Meschede asked herself, “Gosh, what is it that makes these 1895 costumes look so ’20s?,” while also studying silver screen sirens Greta Garbo, Vivien Leigh and Marlene Dietrich in late 19th century costume. The answer she landed on: silky fabrics, prints and embellishments from the ’20s on Victorian silhouettes.
“We had 1875 shapes that we decorated with 1920s flowers and beading, because it’s all done really differently,” says Meschede, who also used the iPhone camera trick to determine the colors and shapes that popped on the black-and-white screen, while also not looking “too high-contrast” as the perspective flipped back to color.
The most satisfying and self-referential moment for the downstairs staff (and longtime “Downton” fans), though, may be when Mrs. Patmore (Lesly Nicol), starstruck Daisy (Sophie McShera) and their colleagues fill in as extras on “The Gambler” — and finally enjoy an opulent costume opportunity. (Which also made me giggle a bit, since Nicol and McShera once actually told me they felt relieved to wear the less constrictive costumes.)
Meschede connected each staffer’s “The Gambler” costume with their Downton uniforms — blues for Mrs.
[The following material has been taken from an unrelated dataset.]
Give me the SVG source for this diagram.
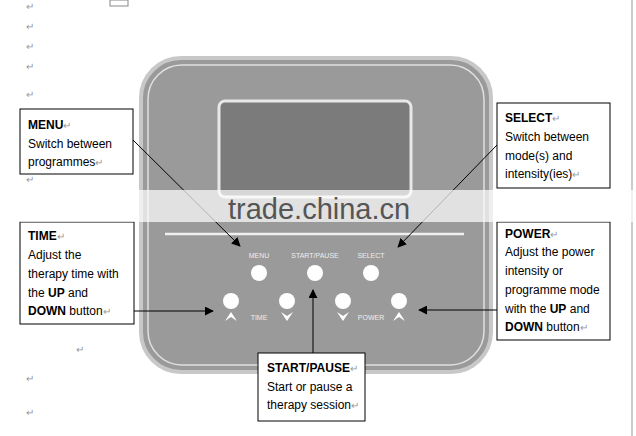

Hughes, champagne for Mrs. Patmore. During her fitting with Meschede, Nicol even made her own special request for Mrs.
Patmore’s spectacular Victorian dinner ensemble: “The first thing she said was, ‘I would love to wear tiara.'” (The costume designer did indeed fulfill that request, even before the actual gown was ready.)
Meschede confirms that there are “really subtle differences” in the lapels and tails between Carson (Jim Carter)’s and Barrow (Robert James-Collier)’s butler uniforms and their fancy Victorian dinner tuxes. But Baxter (Raquel Cassidy’s) crinoline, with a profusion of pink rose embellishments, felt especially joyful for the fairy tale moment with now-flush screenwriter Mr. Molesly (Kevin Doyle).
“I just wanted it to be as romantic as it could possibly can be,” says Meschede. “But over the top, right? Just fun.”
‘Downton Abbey: A New Era’ opens in theaters in the U.S. on Friday, May 20.